Sto leggendo "Il lunedì arriva sempre di domenica pomeriggio", di Massimo Lolli. Ad un certo punto il protagonista, guardando la televisione, riassume una scena del film "Come eravamo" di Sidney Pollack, con Barbra Streisand e Robert Redford (è nella lista infinita che mai esaurirò dei film che devo vedere). Sono due studenti al college; lei è un'intellettuale, politicamente impegnata, che coltiva il sogno di diventare scrittrice; lui, un sempliciotto che non ha interesse per altro al di fuori dello sport. Un giorno entrambi devono sottoporre un racconto ad un professore. Lei ci spende le notti, lavora per settimane: lima, sistema, riscrive.
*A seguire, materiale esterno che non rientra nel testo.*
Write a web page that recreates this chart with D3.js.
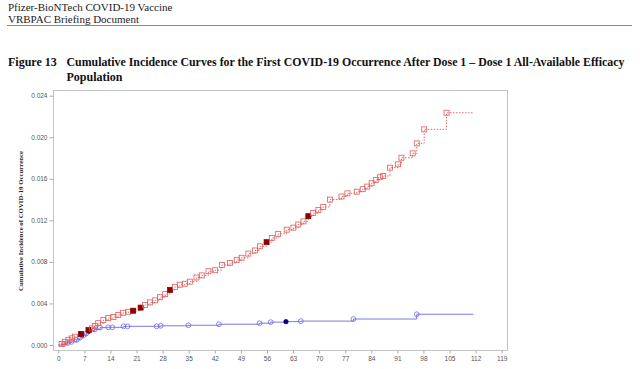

Ma il giorno della presentazione il migliore racconto è quello di Robert, spontaneo, fresco, e viene letto davanti a tutti, con imbarazzo di lui e somma frustrazione di lei; in lacrime Barbra esce, e getta il suo racconto nella spazzatura.
Non ho mai creduto nel talento; credo nelle inclinazioni. Qualcuno ha detto che il vero genio consiste nel saper realizzare la propria aspirazione con il lavoro (ispirazione, traspirazione eccetera). è vero (forse), ma da questa equazione manca un fattore fondamentale: la spontaneità. La cosa più dura non è lavorare su di sè, ma riuscire a conservare la propria genuinità senza seppellirla sotto un lavoro, una gavetta, che è spesso dura e frustrante. Lavorare su se stessi senza lasciarsi snaturare, e quindi anche restare umili. Perchè questa fatica può trasformarsi anche in una forma di autoesaltazione: l'intellettuale che quando comincia a prendersi troppo sul serio, si monta la testa, si esalta. E si perde.
Una fatica che provochi sofferenza psicologica, che faccia venire i sudori freddi, è inutile e dannosa. Serva una fatica sana, che dia al momento dell'atto stesso la coscienza di un lavoro ben fatto, utile, solido come una sedia costruita da un artigiano. Una fatica buona.